Though the judge did not consider it relevant for the purposes of section 145(3)(a), she determined that Mr Carroll's decision to walk home after he had been abandoned broke the causal chain.

Additionally, the judge observed that the taxi driver could have been anywhere in the Liverpool area at the time the claimant sustained his injuries. For her, this fact alone made it crystal clear that the accident did not arise out of the use of the vehicle.

On the second issue of criminal intent, the judge found that the 1st defendant used the vehicle not as a taxi but as an integral part of his "modus operandi" to steal from people, like the claimant, who had been drinking and were trying to make their way home in the early hours. The essential character of the journey was to steal from the claimant and so a criminal purpose, which was not a permitted use and took it outside the scope of the policy and of the requirements of the RTA.

Comment

This judgment, as with DAC Beachcroft's previous case of AXN v Worboys, shows the value of careful examination of all available facts in such cases, especially where criminal activity is involved and the driver is not available to give evidence. The judge was able to infer the 1st defendant's motivation and other key facts from close analysis of the CCTV footage, as well as other material collected by the police.
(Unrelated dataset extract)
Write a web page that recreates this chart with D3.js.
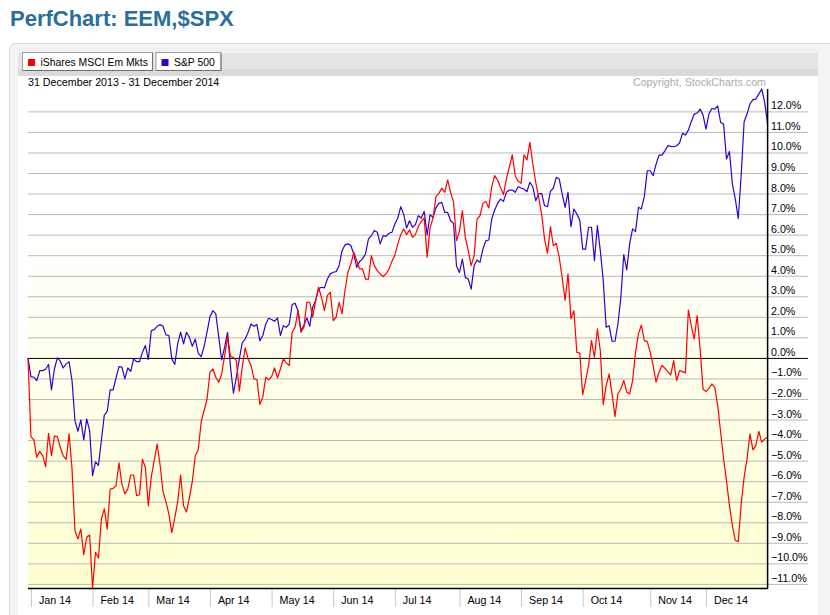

The judgment is worth reading for the careful summary of UK and Commonwealth case law. This establishes that there is a dividing line as to what is meant by "arising out of the use of the vehicle", that the lead case of Dunthorne was close to that line (and succeeded), but that other cases fell the wrong side of the line and failed. As the judge concluded, sadly Mr Carroll's case was "nowhere near the line".

Andrew Parker and his team at DAC Beachcroft acted for QBE in Carroll v QBE and others and for the motor insurers in AXN v Worboys.